Problem statement:
Look through the records below and give the number of lines holding the string "that", nothing more.
================================
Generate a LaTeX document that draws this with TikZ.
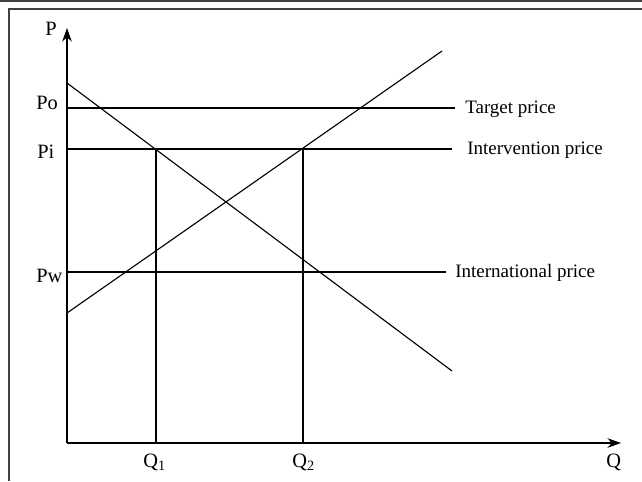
\documentclass[tikz,border=0pt]{standalone}
\usepackage{fontspec}
\setmainfont{Liberation Serif}
\usetikzlibrary{arrows.meta, calc, positioning}
\tikzset{
  frame/.style={line width=0.8pt, draw=black!75},
  axis/.style={line width=0.8pt, -{Stealth[length=3.4mm,width=2.4mm]}},
  curve/.style={line width=0.8pt},
  pricelvl/.style={line width=0.8pt},
  drop/.style={line width=0.8pt},
  lbl/.style={font=\fontsize{13.5}{15}\selectfont, inner sep=0pt},
  axlbl/.style={font=\fontsize{14.5}{16}\selectfont, inner sep=0pt}
}
\begin{document}
\begin{tikzpicture}[x=0.025cm, y=-0.025cm]
  \useasboundingbox (0,0) rectangle (642,481);
  % frame
  \draw [frame] (0,1) -- (642,1);
  \draw [frame] (642,9) -- (9,9) -- (9,481);

  % axes
  \coordinate (o) at (67,443);
  \coordinate (ytop) at (67,28);
  \coordinate (xend) at (621,443);
  \draw [axis] (o) -- (ytop);
  \draw [axis] (o) -- (xend);
  \node (plbl) [axlbl, anchor=base west] at (45,35) {P};
  \node (qlbl) [axlbl, anchor=base west] at (606,467) {Q};

  % price levels
  \coordinate (po) at (67,108);  \coordinate (poend) at (455,108);
  \coordinate (pi) at (67,149);  \coordinate (piend) at (452,149);
  \coordinate (pw) at (67,272);  \coordinate (pwend) at (446,272);
  \draw [pricelvl] (po) -- (poend);
  \draw [pricelvl] (pi) -- (piend);
  \draw [pricelvl] (pw) -- (pwend);
  \node (polbl) [axlbl, anchor=base west] at (36,109) {Po};
  \node (pilbl) [axlbl, anchor=base west] at (37,158) {Pi};
  \node (pwlbl) [axlbl, anchor=base west] at (36,282) {Pw};
  \node (target) [lbl, anchor=base west] at (465,113) {Target price};
  \node (interv) [lbl, anchor=base west] at (467,154) {Intervention price};
  \node (intl) [lbl, anchor=base west] at (455,277) {International price};

  % demand and supply
  \coordinate (dstart) at (67,83);  \coordinate (dend) at (452,371);
  \coordinate (sstart) at (67,313); \coordinate (send) at (442,51);
  \draw [curve] (dstart) -- (dend);
  \draw [curve] (sstart) -- (send);

  % quantities at the intervention price
  \coordinate (q1top) at (156,149); \coordinate (q1) at (156,443);
  \coordinate (q2top) at (303,149); \coordinate (q2) at (303,443);
  \draw [drop] (q1top) -- (q1);
  \draw [drop] (q2top) -- (q2);
  \node (q1lbl) [axlbl, anchor=base west] at (143,467) {Q\textsubscript{1}};
  \node (q2lbl) [axlbl, anchor=base west] at (292,467) {Q\textsubscript{2}};
\end{tikzpicture}
\end{document}
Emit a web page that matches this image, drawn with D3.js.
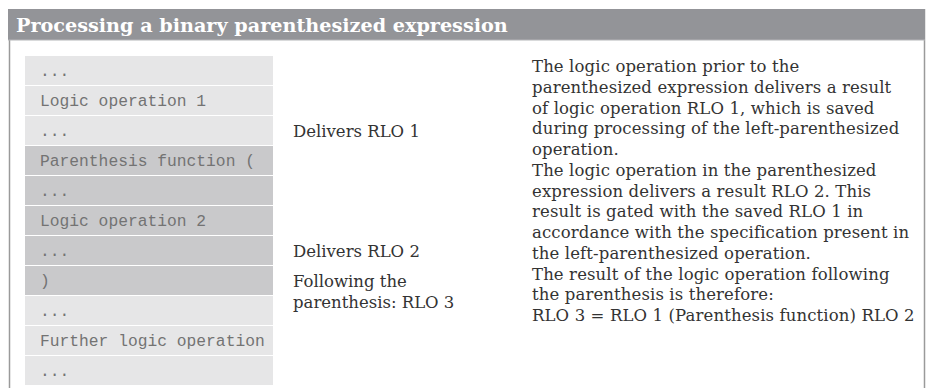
<!DOCTYPE html>
<html><head><meta charset="utf-8">
<script src="https://cdn.jsdelivr.net/npm/d3@7"></script>
<style>html,body{margin:0;padding:0;background:#fff;}svg{display:block;}</style>
</head><body>
<script>
const title = "Processing a binary parenthesized expression";
const steps = ["...", "Logic operation 1", "...", "Parenthesis function (", "...", "Logic operation 2", "...", ")", "...", "Further logic operation", "..."];
const inParens = [false, false, false, true, true, true, true, true, false, false, false];
const notes = [
  {row: 2, lines: ["Delivers RLO 1"]},
  {row: 6, lines: ["Delivers RLO 2"]},
  {row: 7, lines: ["Following the", "parenthesis: RLO 3"]}
];
const description = [
  "The logic operation prior to the",
  "parenthesized expression delivers a result",
  "of logic operation RLO 1, which is saved",
  "during processing of the left-parenthesized",
  "operation.",
  "The logic operation in the parenthesized",
  "expression delivers a result RLO 2. This",
  "result is gated with the saved RLO 1 in",
  "accordance with the specification present in",
  "the left-parenthesized operation.",
  "The result of the logic operation following",
  "the parenthesis is therefore:",
  "RLO 3 = RLO 1 (Parenthesis function) RLO 2"
];

const W = 926, H = 388;
const svg = d3.select("body").append("svg").attr("width", W).attr("height", H);

// frame
svg.append("line").attr("x1", 9.5).attr("x2", 9.5).attr("y1", 40).attr("y2", H).attr("stroke", "#9a9a9a").attr("stroke-width", 1.5);
svg.append("line").attr("x1", 924.5).attr("x2", 924.5).attr("y1", 9).attr("y2", H).attr("stroke", "#9a9a9a").attr("stroke-width", 1.5);
svg.append("rect").attr("x", 8).attr("y", 9).attr("width", 917).attr("height", 31).attr("fill", "#939498");
svg.append("line").attr("x1", 8).attr("x2", 925).attr("y1", 40).attr("y2", 40).attr("stroke", "#b4b5b8").attr("stroke-width", 1);
svg.append("text").attr("x", 16).attr("y", 32).text(title)
  .attr("font-family", "DejaVu Serif").attr("font-weight", "bold").attr("font-size", 19.2).attr("fill", "#fff");

// rows
const y = d3.scaleBand().domain(d3.range(steps.length)).range([56, 386]);
const step = y.step();
const x0 = 25, x1 = 273;
svg.append("g").selectAll("rect").data(steps).join("rect")
  .attr("x", x0).attr("width", x1 - x0)
  .attr("y", (d, i) => y(i)).attr("height", step - 1)
  .attr("fill", (d, i) => inParens[i] ? "#c9c9cb" : "#e6e6e7");
svg.append("g").selectAll("text").data(steps).join("text")
  .attr("x", 40).attr("y", (d, i) => y(i) + 19.5)
  .attr("font-family", "Liberation Mono").attr("font-size", 16.3).attr("fill", "#737373")
  .style("white-space", "pre")
  .text(d => d);

// notes
const ng = svg.append("g").attr("font-family", "DejaVu Serif").attr("font-size", 16.5).attr("fill", "#333");
notes.forEach(n => {
  n.lines.forEach((l, k) => {
    ng.append("text").attr("x", 293).attr("y", y(n.row) + 21 + k * 20.8).text(l);
  });
});

// description
const lh = d3.scaleLinear().domain([0, description.length - 1]).range([72, 72 + 20.75 * (description.length - 1)]);
svg.append("g").attr("font-family", "DejaVu Serif").attr("font-size", 16.5).attr("fill", "#333")
  .attr("letter-spacing", 0.12)
  .selectAll("text").data(description).join("text")
  .attr("x", 532).attr("y", (d, i) => lh(i)).text(d => d);
</script>
</body></html>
================================
Result for this task:
2